Code that draws figures:
"""
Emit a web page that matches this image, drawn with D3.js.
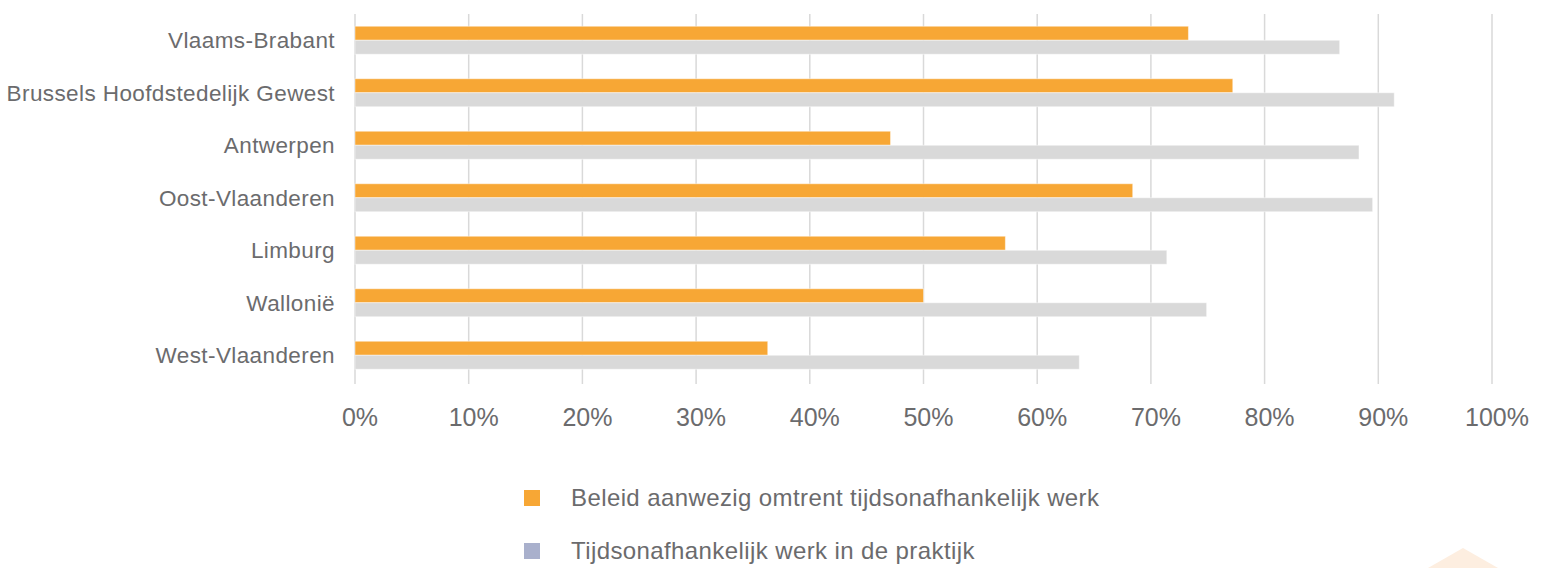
<!DOCTYPE html>
<html>
<head>
<meta charset="utf-8">
<title>Tijdsonafhankelijk werk per provincie</title>
<script src="https://d3js.org/d3.v7.min.js"></script>
<style>
  html, body { margin: 0; padding: 0; background: #fff; }
  svg text { font-family: "Liberation Sans", Arial, sans-serif; fill: #6b6b6d; }
</style>
</head>
<body>
<script>
// data
const categories = ["Vlaams-Brabant", "Brussels Hoofdstedelijk Gewest", "Antwerpen",
  "Oost-Vlaanderen", "Limburg", "Wallonië", "West-Vlaanderen"];
const beleid = [0.733, 0.772, 0.471, 0.684, 0.572, 0.500, 0.363];
const praktijk = [0.866, 0.914, 0.883, 0.895, 0.714, 0.749, 0.637];
const seriesNames = ["Beleid aanwezig omtrent tijdsonafhankelijk werk",
  "Tijdsonafhankelijk werk in de praktijk"];
const tickValues = [0, 0.1, 0.2, 0.3, 0.4, 0.5, 0.6, 0.7, 0.8, 0.9, 1];

const width = 1542, height = 568;
const plotLeft = 355, plotRight = 1492, plotTop = 14, plotBottom = 381.5;
const barColors = ["#f7a735", "#d9d9d9"];
const legendColors = ["#f7a735", "#a9b0cc"];

const svg = d3.select("body").append("svg")
  .attr("width", width).attr("height", height);

// faint decoration bottom right
svg.append("path")
  .attr("d", "M1428,568 L1463,548 L1498,568 Z")
  .attr("fill", "#fdeee0");

const x = d3.scaleLinear().domain([0, 1]).range([plotLeft, plotRight]);
const y = d3.scaleBand().domain(categories).range([plotTop, plotBottom])
  .paddingInner(0.4667).paddingOuter(0.2333);
const ySub = d3.scaleBand().domain([0, 1]).range([0, y.bandwidth()]);

// gridlines + axis line
svg.append("g").selectAll("line")
  .data(tickValues)
  .join("line")
  .attr("x1", d => x(d)).attr("x2", d => x(d))
  .attr("y1", plotTop).attr("y2", 384)
  .attr("stroke", "#d9d9d9")
  .attr("stroke-width", 1.5);

// bars
const rows = categories.map((c, i) => ({ cat: c, vals: [beleid[i], praktijk[i]] }));
const g = svg.append("g").selectAll("g")
  .data(rows)
  .join("g")
  .attr("transform", d => `translate(0,${y(d.cat)})`);

g.selectAll("rect")
  .data(d => d.vals.map((v, k) => ({ v, k })))
  .join("rect")
  .attr("x", x(0))
  .attr("y", d => ySub(d.k))
  .attr("width", d => x(d.v) - x(0))
  .attr("height", ySub.bandwidth())
  .attr("fill", d => barColors[d.k])
  .attr("stroke", "#ffffff")
  .attr("stroke-opacity", 0.45)
  .attr("stroke-width", 1);

// category labels
svg.append("g").selectAll("text")
  .data(categories)
  .join("text")
  .attr("x", 335)
  .attr("y", d => y(d) + y.bandwidth() / 2)
  .attr("dy", "0.35em")
  .attr("text-anchor", "end")
  .attr("font-size", 22.5)
  .attr("letter-spacing", 0.4)
  .text(d => d);

// x tick labels (slightly right of the gridlines, as in the original)
svg.append("g").selectAll("text")
  .data(tickValues)
  .join("text")
  .attr("x", d => x(d) + 5)
  .attr("y", 417)
  .attr("dy", "0.35em")
  .attr("text-anchor", "middle")
  .attr("font-size", 25)
  .text(d => d3.format(".0%")(d));

// legend
const leg = svg.append("g").selectAll("g")
  .data(seriesNames)
  .join("g")
  .attr("transform", (d, i) => `translate(524,${498 + i * 53})`);

leg.append("rect")
  .attr("x", 0).attr("y", -8)
  .attr("width", 16).attr("height", 16)
  .attr("fill", (d, i) => legendColors[i]);

leg.append("text")
  .attr("x", 47)
  .attr("dy", "0.35em")
  .attr("font-size", 24)
  .attr("letter-spacing", 0.4)
  .text(d => d);
</script>
</body>
</html>
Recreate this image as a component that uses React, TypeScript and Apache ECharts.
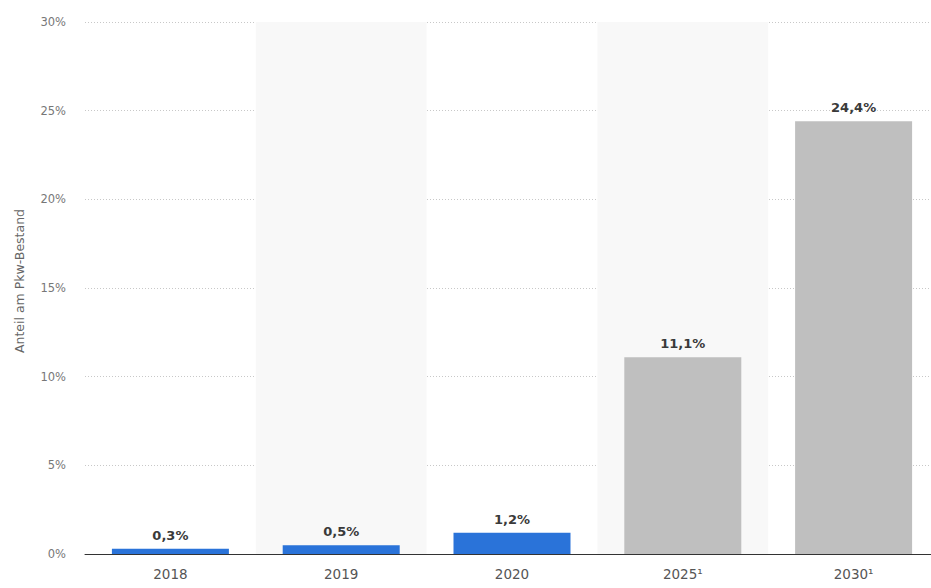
import React, { useEffect, useRef } from "react";
import * as echarts from "echarts";

const categories = ["2018", "2019", "2020", "2025¹", "2030¹"];
const values = [0.3, 0.5, 1.2, 11.1, 24.4];
const barColors = ["#2a73d9", "#2a73d9", "#2a73d9", "#bfbfbf", "#bfbfbf"];
const yTicks = [0, 5, 10, 15, 20, 25, 30];

const FONT = "DejaVu Sans";

export default function App() {
  const ref = useRef<HTMLDivElement>(null);
  useEffect(() => {
    document.documentElement.style.overflow = "hidden";
    document.body.style.overflow = "hidden";
    const chart = echarts.init(ref.current!, undefined, { renderer: "svg" });
    chart.setOption({
      animation: false,
      textStyle: { fontFamily: FONT },
      grid: { left: 85, top: 22, bottom: 34, right: 0 },
      xAxis: {
        type: "category",
        data: categories,
        axisTick: { show: false },
        axisLine: { lineStyle: { color: "#333", width: 1 } },
        axisLabel: { color: "#555", fontSize: 13.5, margin: 13, fontFamily: FONT },
        splitArea: {
          show: true,
          areaStyle: { color: ["rgba(255,255,255,0)", "#f8f8f8"] },
        },
      },
      yAxis: {
        type: "value",
        min: yTicks[0],
        max: yTicks[yTicks.length - 1],
        interval: 5,
        name: "Anteil am Pkw-Bestand",
        nameLocation: "middle",
        nameGap: 59,
        nameTextStyle: { color: "#666", fontSize: 12.5, fontFamily: FONT, padding: [0, 0, 0, 14] },
        axisLine: { show: false },
        axisTick: { show: false },
        axisLabel: {
          color: "#777",
          fontSize: 11.5,
          margin: 19,
          formatter: (v: number) => `${v}%`,
          fontFamily: FONT,
        },
        splitLine: { lineStyle: { color: "#c8c8c8", type: [1, 2], width: 1 } },
      },
      series: [
        {
          type: "bar",
          barWidth: 117,
          data: values.map((v, i) => ({ value: v, itemStyle: { color: barColors[i] } })),
          label: {
            show: true,
            position: "top",
            distance: 7,
            color: "#3a3a3a",
            fontSize: 13,
            fontWeight: "bold",
            fontFamily: FONT,
            formatter: (p: any) => `${String(p.value).replace(".", ",")}%`,
          },
        },
      ],
    });
    return () => chart.dispose();
  }, []);
  return (
    <div
      ref={ref}
      style={{ position: "fixed", left: 0, top: 0, width: 939, height: 588, background: "#fff" }}
    />
  );
}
"""
* GIVEN PROBLEM
Write every entry out again exactly, dropping the pictures.

* TASK RESPONSE
Emit a web page that matches this image, drawn with D3.js.
<!DOCTYPE html>
<html>
<head>
<meta charset="utf-8">
<title>Tijdsonafhankelijk werk per provincie</title>
<script src="https://d3js.org/d3.v7.min.js"></script>
<style>
  html, body { margin: 0; padding: 0; background: #fff; }
  svg text { font-family: "Liberation Sans", Arial, sans-serif; fill: #6b6b6d; }
</style>
</head>
<body>
<script>
// data
const categories = ["Vlaams-Brabant", "Brussels Hoofdstedelijk Gewest", "Antwerpen",
  "Oost-Vlaanderen", "Limburg", "Wallonië", "West-Vlaanderen"];
const beleid = [0.733, 0.772, 0.471, 0.684, 0.572, 0.500, 0.363];
const praktijk = [0.866, 0.914, 0.883, 0.895, 0.714, 0.749, 0.637];
const seriesNames = ["Beleid aanwezig omtrent tijdsonafhankelijk werk",
  "Tijdsonafhankelijk werk in de praktijk"];
const tickValues = [0, 0.1, 0.2, 0.3, 0.4, 0.5, 0.6, 0.7, 0.8, 0.9, 1];

const width = 1542, height = 568;
const plotLeft = 355, plotRight = 1492, plotTop = 14, plotBottom = 381.5;
const barColors = ["#f7a735", "#d9d9d9"];
const legendColors = ["#f7a735", "#a9b0cc"];

const svg = d3.select("body").append("svg")
  .attr("width", width).attr("height", height);

// faint decoration bottom right
svg.append("path")
  .attr("d", "M1428,568 L1463,548 L1498,568 Z")
  .attr("fill", "#fdeee0");

const x = d3.scaleLinear().domain([0, 1]).range([plotLeft, plotRight]);
const y = d3.scaleBand().domain(categories).range([plotTop, plotBottom])
  .paddingInner(0.4667).paddingOuter(0.2333);
const ySub = d3.scaleBand().domain([0, 1]).range([0, y.bandwidth()]);

// gridlines + axis line
svg.append("g").selectAll("line")
  .data(tickValues)
  .join("line")
  .attr("x1", d => x(d)).attr("x2", d => x(d))
  .attr("y1", plotTop).attr("y2", 384)
  .attr("stroke", "#d9d9d9")
  .attr("stroke-width", 1.5);

// bars
const rows = categories.map((c, i) => ({ cat: c, vals: [beleid[i], praktijk[i]] }));
const g = svg.append("g").selectAll("g")
  .data(rows)
  .join("g")
  .attr("transform", d => `translate(0,${y(d.cat)})`);

g.selectAll("rect")
  .data(d => d.vals.map((v, k) => ({ v, k })))
  .join("rect")
  .attr("x", x(0))
  .attr("y", d => ySub(d.k))
  .attr("width", d => x(d.v) - x(0))
  .attr("height", ySub.bandwidth())
  .attr("fill", d => barColors[d.k])
  .attr("stroke", "#ffffff")
  .attr("stroke-opacity", 0.45)
  .attr("stroke-width", 1);

// category labels
svg.append("g").selectAll("text")
  .data(categories)
  .join("text")
  .attr("x", 335)
  .attr("y", d => y(d) + y.bandwidth() / 2)
  .attr("dy", "0.35em")
  .attr("text-anchor", "end")
  .attr("font-size", 22.5)
  .attr("letter-spacing", 0.4)
  .text(d => d);

// x tick labels (slightly right of the gridlines, as in the original)
svg.append("g").selectAll("text")
  .data(tickValues)
  .join("text")
  .attr("x", d => x(d) + 5)
  .attr("y", 417)
  .attr("dy", "0.35em")
  .attr("text-anchor", "middle")
  .attr("font-size", 25)
  .text(d => d3.format(".0%")(d));

// legend
const leg = svg.append("g").selectAll("g")
  .data(seriesNames)
  .join("g")
  .attr("transform", (d, i) => `translate(524,${498 + i * 53})`);

leg.append("rect")
  .attr("x", 0).attr("y", -8)
  .attr("width", 16).attr("height", 16)
  .attr("fill", (d, i) => legendColors[i]);

leg.append("text")
  .attr("x", 47)
  .attr("dy", "0.35em")
  .attr("font-size", 24)
  .attr("letter-spacing", 0.4)
  .text(d => d);
</script>
</body>
</html>
Recreate this image as a component that uses React, TypeScript and Apache ECharts.
import React, { useEffect, useRef } from "react";
import * as echarts from "echarts";

const categories = ["2018", "2019", "2020", "2025¹", "2030¹"];
const values = [0.3, 0.5, 1.2, 11.1, 24.4];
const barColors = ["#2a73d9", "#2a73d9", "#2a73d9", "#bfbfbf", "#bfbfbf"];
const yTicks = [0, 5, 10, 15, 20, 25, 30];

const FONT = "DejaVu Sans";

export default function App() {
  const ref = useRef<HTMLDivElement>(null);
  useEffect(() => {
    document.documentElement.style.overflow = "hidden";
    document.body.style.overflow = "hidden";
    const chart = echarts.init(ref.current!, undefined, { renderer: "svg" });
    chart.setOption({
      animation: false,
      textStyle: { fontFamily: FONT },
      grid: { left: 85, top: 22, bottom: 34, right: 0 },
      xAxis: {
        type: "category",
        data: categories,
        axisTick: { show: false },
        axisLine: { lineStyle: { color: "#333", width: 1 } },
        axisLabel: { color: "#555", fontSize: 13.5, margin: 13, fontFamily: FONT },
        splitArea: {
          show: true,
          areaStyle: { color: ["rgba(255,255,255,0)", "#f8f8f8"] },
        },
      },
      yAxis: {
        type: "value",
        min: yTicks[0],
        max: yTicks[yTicks.length - 1],
        interval: 5,
        name: "Anteil am Pkw-Bestand",
        nameLocation: "middle",
        nameGap: 59,
        nameTextStyle: { color: "#666", fontSize: 12.5, fontFamily: FONT, padding: [0, 0, 0, 14] },
        axisLine: { show: false },
        axisTick: { show: false },
        axisLabel: {
          color: "#777",
          fontSize: 11.5,
          margin: 19,
          formatter: (v: number) => `${v}%`,
          fontFamily: FONT,
        },
        splitLine: { lineStyle: { color: "#c8c8c8", type: [1, 2], width: 1 } },
      },
      series: [
        {
          type: "bar",
          barWidth: 117,
          data: values.map((v, i) => ({ value: v, itemStyle: { color: barColors[i] } })),
          label: {
            show: true,
            position: "top",
            distance: 7,
            color: "#3a3a3a",
            fontSize: 13,
            fontWeight: "bold",
            fontFamily: FONT,
            formatter: (p: any) => `${String(p.value).replace(".", ",")}%`,
          },
        },
      ],
    });
    return () => chart.dispose();
  }, []);
  return (
    <div
      ref={ref}
      style={{ position: "fixed", left: 0, top: 0, width: 939, height: 588, background: "#fff" }}
    />
  );
}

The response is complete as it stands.